What: Kodaly Institute Closing Concert
When: 7 p.m. Thursday, June 29
Where: Cadek Recital Hall
Admission: Free
Emily Halbert stands in front of the class, hands gently sweeping back and forth, up and down, as the class sings in graceful harmony.
Her movements are precise, subtle and indispensable. They telegraph instructions to the singers on volume, tempo and melodic phrasing as they perform a choral interpretation of “Hava Nashira,” a Jewish folk song.
Lamar Robertson stands behind Halbert, gently adjusting her arm to different positions while talking quietly or, as he jokingly says later to another student, “whispering sweet nothings in your ear.”
“That was wonderful,” he tells Halbert when she’s finished. “I like what you did at the end. You were planting more on the floor; in the beginning you were moving and that instills insecurity.”
Halbert, who graduated from Lee University in 2015 with a degree in music education and an emphasis on vocals, says courses like the one on conducting “are really great because you always want to continue learning.”
She and 18 other students are at UTC for three weeks, taking classes in the Kodaly (pronounced KO-dai) Institute. Most are already music teachers or recent teaching graduates, but all came to improve their music skills and take them back to school.
“Everything’s that learned makes them stronger musicians and that is what’s really good for the children, for the students,” says Lee Harris, chair of the Music Division in the Department of Performing Arts.
Four days a week through June 30, six teachers from Tennessee, North and South Carolina, Louisiana and other states are leading classes in conducting, singing, music-teaching methods and other subjects.

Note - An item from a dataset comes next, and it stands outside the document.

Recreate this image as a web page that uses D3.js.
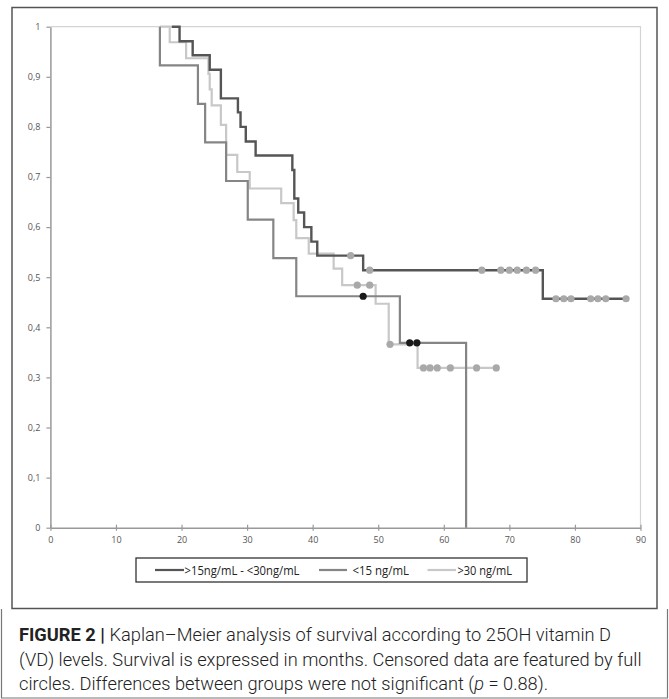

Robertson, for instance, is a retired elementary school teacher from Louisiana. Another instructor, Michael Perryman, now teaches at Ooltewah Elementary School and is in his fourth year at UTC’s Kodaly Institute.
“We make sure students get their money’s worth,” Harris says.
The program is named after Hungarian composer, musician and teacher Zoltan Kodaly who, in 1935, began formulating a set of principles that can help with music education.
“Music is a spiritual food for everybody. So I studied how to make more people accessible to good music,” he once said.
Kodaly courses are taught over the summer in colleges and universities worldwide. This is the 17th year that UTC has hosted the institute and it has been endorsed by the Organization of American Kodaly Educators.
“If you can say that your Kodaly-certified, the main thing is it’s an indication of the quality of the instruction for the students that you’re teaching,” Harris says.
Getting schooled
In the Conducting class, several students stand in front of the class and lead it through “Hava Nashira.”
“So if you did not conduct ‘Hava Nashira’ yesterday, today is your lucky day, OK?” Perryman says as the students laugh, some nervously.
Robertson listens to each student’s performance, giving praise and suggestions afterwards, using such terms as “phrasing” and “pulsing” and “legato.” One of his suggestions is to “do it faster just for kicks.”
After those students are done, others come to the piano to sing and play at the same time, which sounds like something every piano bar performer knows how to do.
In this case, however, they sing in one range, say mezzo-soprano, but play in another. The technique is called — obviously — Sing-Play, but the combination of voice, hands and brain don’t always sync up.
For a choral director, however, “the ability to work with two different parts is really a valuable skill in terms of conductor becoming familiar with a score, imbibing the music in a deep way,” Harris says.
Halberthas been hired as choir director as Chattanooga Girls Leadership Academy. She says she enrolled in Kodaly to “fine-tune” her skills.
“It makes you a better teacher overall, to kind of think on your toes,” she says.